# What is integration by parts and why does it work?

Oct 27, 2015

Integration by parts is a method of calculating integrals (both definite and indefinite).

#### Explanation:

Integration by parts is based on a formula:

$\int f ' \left(x\right) g \left(x\right) \mathrm{dx} = f \left(x\right) \cdot g \left(x\right) - \int f \left(x\right) g ' \left(x\right) \mathrm{dx}$.

It is a method to change one integral to another which may be easier to calculate.

This method is based on the formula for the derivative of ptroduct of 2 functions:

$\left[f \left(x\right) \cdot g \left(x\right)\right] ' = f ' \left(x\right) \cdot g \left(x\right) + f \left(x\right) \cdot g ' \left(x\right)$

$f ' \left(x\right) \cdot g \left(x\right) = \left[f \left(x\right) \cdot g \left(x\right)\right] ' - f \left(x\right) \cdot g ' \left(x\right)$

Now if we integrate both sides of the equation we get:

$\int f ' \left(x\right) \cdot g \left(x\right) \mathrm{dx} = f \left(x\right) \cdot g \left(x\right) - \int f \left(x\right) \cdot g ' \left(x\right) \mathrm{dx}$

As an example I will calculate $\int \ln x \mathrm{dx}$

$\int \ln x \mathrm{dx} = \int \left(x '\right) \cdot \ln x \mathrm{dx} = | \left(u = x , v = \ln x\right) , \left(u ' = 1 , v ' = \frac{1}{x}\right) |$

$= x \ln x - \int x \cdot \left(\ln x\right) ' \mathrm{dx} = x \ln x - \int x \cdot \frac{1}{x} \mathrm{dx} = x \ln x - \int 1 \mathrm{dx} = x \ln x - x + C$

In the example we changed an integral of $f \left(x\right) = \ln x$ to an easier integral of $g \left(x\right) = 1$

Oct 27, 2015

It works because of the product rule for derivatives and because integration is the inverse of differentiation.

#### Explanation:

The product rule tells us that

$\frac{d}{\mathrm{dx}} \left(u v\right) = \left[\frac{\mathrm{du}}{\mathrm{dx}}\right] v + u \left[\frac{\mathrm{dv}}{\mathrm{dx}}\right]$.

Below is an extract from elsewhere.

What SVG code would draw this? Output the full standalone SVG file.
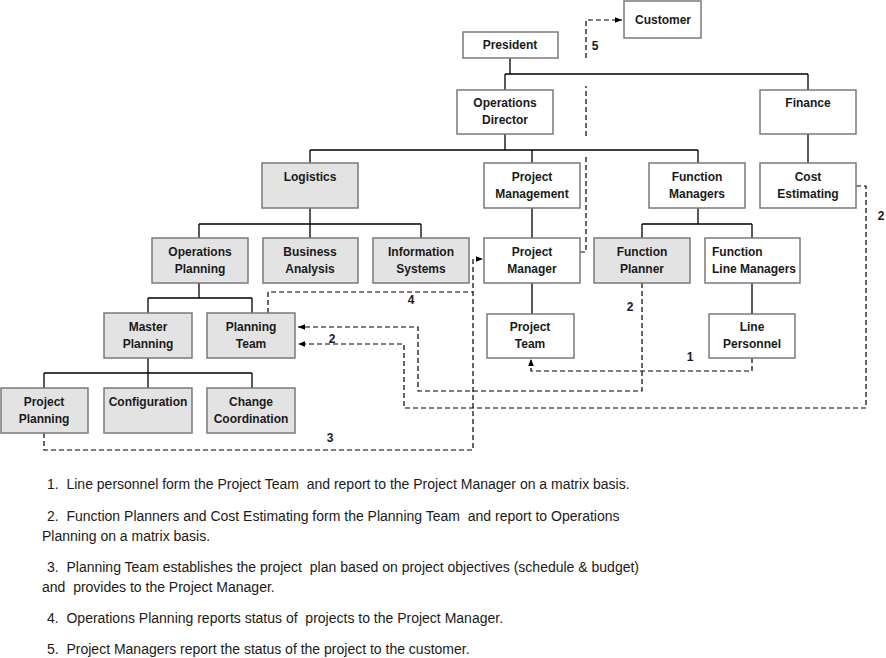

Using differentials, this says that:

$d \left(u v\right) = \left[\mathrm{du}\right] v + u \left[\mathrm{dv}\right]$,

more conveniently written

$d \left(u v\right) = v \mathrm{du} + u \mathrm{dv}$.

Now, Integrate both sides:

$\int d \left(u v\right) = \int \left(v \mathrm{du} + u \mathrm{dv}\right)$
.
So,

$\int d \left(u v\right) = \int v \mathrm{du} + \int u \mathrm{dv}$.

By the inverse relationship of differentiation and integration, we can simplify the left side to get:

$u v = \int v \mathrm{du} + \int u \mathrm{dv}$.

$\int v \mathrm{du} + \int u \mathrm{dv} = u v$.

And finally, subtracting $\int v \mathrm{du}$ from both sideswe get

$\int u \mathrm{dv} = u v - \int v \mathrm{du}$.

Alternative Notations

Rather than using the dufferential notation shown above, others prefer to use:

$\int f \left(x\right) g ' \left(x\right) \mathrm{dx} = f \left(x\right) g \left(x\right) - \int g \left(x\right) f ' \left(x\right) \mathrm{dx}$.

Still others write

$\int f \left(x\right) g \left(x\right) \mathrm{dx} = f \left(x\right) \int g \left(x\right) \mathrm{dx} - \int \left[\frac{d}{\mathrm{dx}} \left(f \left(x\right)\right) \int g \left(x\right) \mathrm{dx}\right]$

(Or something like that. I've seen the last one rarely.)